Local real estate agents sold 7,119 pre-owned single-family homes last month, the highest monthly total so far this year. Through the first five months of 2010, sales of homes through real estate agents’ Multiple Listing Service are up 12 percent over the same period last year, the Real Estate Center at Texas A&M University and the North Texas Real Estate Information Systems said Monday.
May home sales got a boost from the federal tax credit that provided up to $8,000 to homebuyers who had a house under contract by the end of April. Now that the federal tax credit has expired, most analysts anticipate residential sales will cool off.
Indeed, pending home sales are down 23 percent in North Texas, indicating a slower sales pace ahead.
“There may be a few more tax credit sales that will close in June, but the impact will likely be less than the previous two months,” said David Brown, who heads the Dallas office of housing analyst Metrostudy Inc. “We have seen new contracts have slowed in markets across the country with the expiration of the tax credit.”
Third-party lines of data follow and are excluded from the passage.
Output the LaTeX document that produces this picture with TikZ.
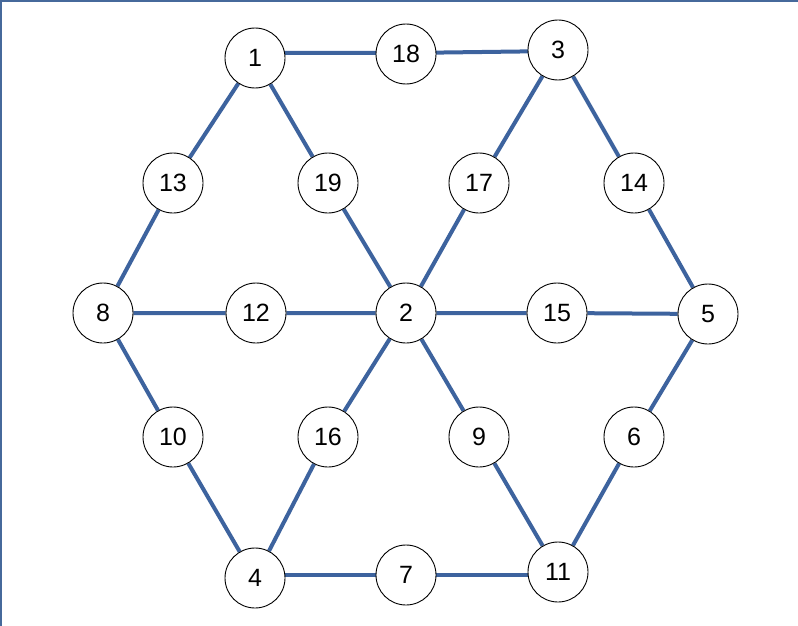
\documentclass[tikz,border=0pt]{standalone}
\usepackage{fontspec}
\setmainfont{Liberation Sans}
\usetikzlibrary{backgrounds}
\definecolor{edgeblue}{RGB}{61,99,158}
\definecolor{frameblue}{RGB}{70,105,155}
\begin{document}
\begin{tikzpicture}[x=1pt,y=-1pt,
  vnode/.style={circle,draw=black,line width=0.9pt,fill=white,minimum size=60pt,inner sep=0pt,font=\fontsize{25}{28}\selectfont},
  edge/.style={draw=edgeblue,line width=4pt}]
\useasboundingbox (0,0) rectangle (798,626);
\draw[frameblue,line width=2pt] (1,626) -- (1,1) -- (798,1);
\node[vnode] (n1) at (255,58) {1};
\node[vnode] (n18) at (406,54) {18};
\node[vnode] (n3) at (558,50) {3};
\node[vnode] (n13) at (173,183) {13};
\node[vnode] (n19) at (328,183) {19};
\node[vnode] (n17) at (479,183) {17};
\node[vnode] (n14) at (634,183) {14};
\node[vnode] (n8) at (103,313) {8};
\node[vnode] (n12) at (256,313) {12};
\node[vnode] (n2) at (406,313) {2};
\node[vnode] (n15) at (557,313) {15};
\node[vnode] (n5) at (708,314) {5};
\node[vnode] (n10) at (173,437) {10};
\node[vnode] (n16) at (328,437) {16};
\node[vnode] (n9) at (479,437) {9};
\node[vnode] (n6) at (634,437) {6};
\node[vnode] (n4) at (255,578) {4};
\node[vnode] (n7) at (406,575) {7};
\node[vnode] (n11) at (558,572) {11};
\begin{scope}[on background layer]
\path[edge] (n1.center |- 0,53) -- (n18.center |- 0,53) -- (n3.center |- 0,51);
\path[edge] (n4.center |- n7.center) -- (n7.center) -- (n11.center |- n7.center);
\path[edge]
  (n1) -- (n13) (n13) -- (n8)
  (n1) -- (n19) (n19) -- (n2)
  (n3) -- (n17) (n17) -- (n2)
  (n3) -- (n14) (n14) -- (n5)
  (n8) -- (n12) (n12) -- (n2)
  (n2) -- (n15) (n15) -- (n5)
  (n8) -- (n10) (n10) -- (n4)
  (n2) -- (n16) (n16) -- (n4)
  (n2) -- (n9) (n9) -- (n11)
  (n5) -- (n6) (n6) -- (n11);
\end{scope}
\end{tikzpicture}
\end{document}
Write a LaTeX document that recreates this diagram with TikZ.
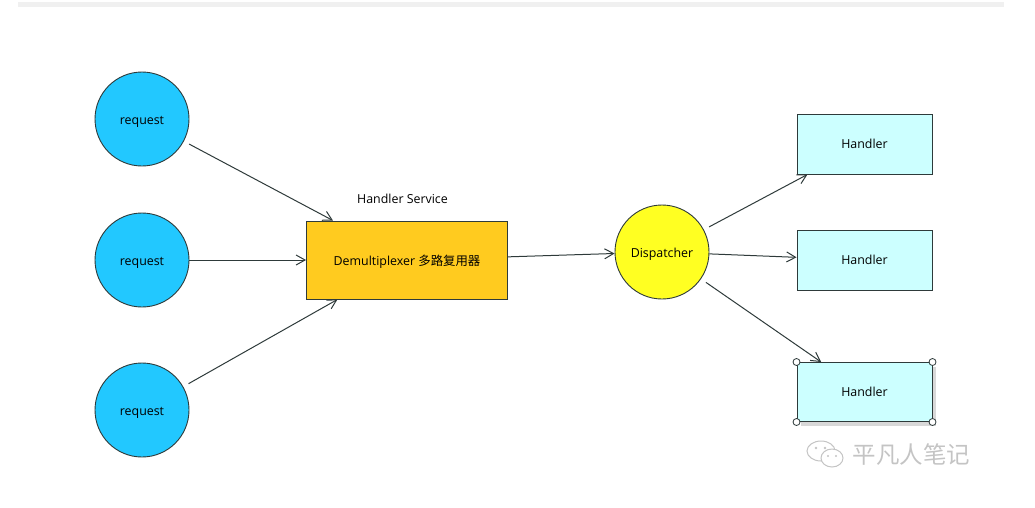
\documentclass[tikz,border=0pt]{standalone}
\usepackage{xcolor}
\usepackage{fontspec}
\setmainfont{Open Sans}
\newfontfamily\cjk{Noto Sans CJK SC}
\usetikzlibrary{arrows.meta,shadows}

\begin{document}
\begin{tikzpicture}[
  x=1pt,y=-1pt,
  >={Straight Barb[length=9pt,width=10pt]},
  labelfont/.style={font=\fontsize{12.4}{14}\selectfont},
  request/.style={circle,draw=edge,fill=reqblue,line width=0.9pt,minimum size=94pt,inner sep=0,labelfont,text height=10pt,text depth=0pt},
  handler/.style={rectangle,draw=edge,fill=handcyan,line width=0.9pt,minimum width=135pt,minimum height=60pt,inner sep=0,labelfont},
  link/.style={->,draw=edge,line width=1pt},
  gap/.style={shorten <=6pt},
  grip/.style={circle,draw=edge,fill=white,minimum size=7pt,inner sep=0,line width=0.8pt}]

  \definecolor{edge}{HTML}{2E3A3A}
  \definecolor{reqblue}{HTML}{22C8FF}
  \definecolor{handcyan}{HTML}{CCFFFF}
  \definecolor{demuxorange}{HTML}{FFCB1F}
  \definecolor{dispyellow}{HTML}{FFFF22}
  \definecolor{wmgray}{HTML}{C4C4C4}

  \useasboundingbox (0,0) rectangle (1035,507);
  \fill[black!6] (18,2) rectangle (1004,7);

  % ------------------- requests ----------------------
  \foreach \name/\y in {req1/119,req2/260,req3/410} {
    \node[request] (\name) at (142,\y) {request};
  }

  % ------------------- middle ------------------------
  \node[rectangle,draw=edge,fill=demuxorange,line width=0.9pt,minimum width=201pt,minimum height=78pt,inner sep=0,
    labelfont,text height=10pt,text depth=0pt] (demux) at (407,260) {Demultiplexer {\cjk 多路复用器}};
  \node[labelfont] (service) at (402.5,199) {Handler Service};
  \node[request,fill=dispyellow] (disp) at (662,252) {Dispatcher};

  % ------------------- handlers ----------------------
  \node[handler] (hand1) at (864.5,144) {Handler};
  \node[handler] (hand2) at (864.5,260) {Handler};
  \node[handler,minimum height=59pt,line width=1pt,
    drop shadow={shadow xshift=4pt,shadow yshift=-4pt,fill=black!30}] (hand3) at (864.5,392) {Handler};
  \foreach \corner in {north west,north east,south west,south east} {
    \node[grip] (grip \corner) at (hand3.\corner) {};
  }

  % ---------------------------------------------------------
  \draw[link,gap] (req1) -- (demux);
  \draw[link] (req2) -- (demux);
  \draw[link,gap] (req3) -- (demux);
  \draw[link] (demux) -- (disp);
  \draw[link,gap] (disp) -- (hand1);
  \draw[link] (disp) -- (hand2);
  \draw[link,gap] (disp) -- (hand3);

  % ------------------- watermark ---------------------
  \draw[wmgray,fill=white,line width=1pt] (821,451) ellipse[x radius=14,y radius=10];
  \draw[wmgray,fill=white,line width=1pt] (832,458) ellipse[x radius=11,y radius=9];
  \fill[wmgray] (816,448) circle[radius=1.3];
  \fill[wmgray] (825,448) circle[radius=1.3];
  \fill[wmgray] (828,456) circle[radius=1.1];
  \fill[wmgray] (836,456) circle[radius=1.1];
  \node[wmgray,font=\cjk\fontsize{23.5}{25}\selectfont,inner sep=0] (brand) at (911.5,455) {平凡人笔记};
\end{tikzpicture}
\end{document}
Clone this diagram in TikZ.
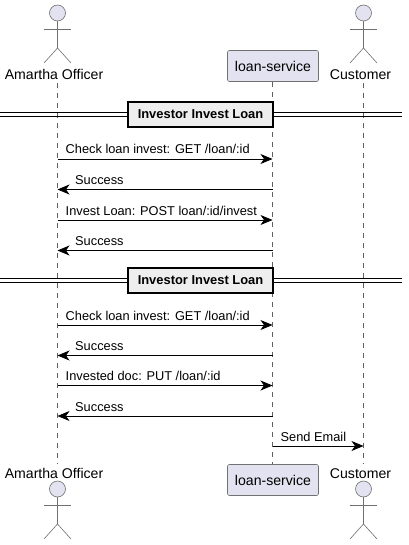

The median pre-owned home sales price last month was $151,980, up 2 percent from a year earlier. The number of homes on the market last month was down 2 percent from a year earlier, according to the latest MLS reports.
In May, there was a 6.6-month supply of pre-owned single-family homes listed for sale in North Texas. A six-month inventory is considered a balanced market.
Any significant year-over-year declines in home sales probably won’t show up until fall, since that’s when the federal tax credits first began to boost home sales in 2009.
“Expect September, October and especially November numbers to look really bad by comparison to last year’s when the credit was in full force for first-time buyers,” said James Gaines, an economist with the Real Estate Center at Texas A&M University. “Ironically, mortgage rates under 5 percent don’t seem to be making much difference, except that we don’t know how bad the market might look if rates were, say, around 8 percent instead.”
Homebuilders said new-home sales began to slow in early May after the tax credits expired, said Ted Wilson of Dallas-based housing analyst Residential Strategies Inc.
“Builders remain hopeful that the job growth seen so far this year keeps coming and that sales continue their modest recovery in the second half of the year,” he said.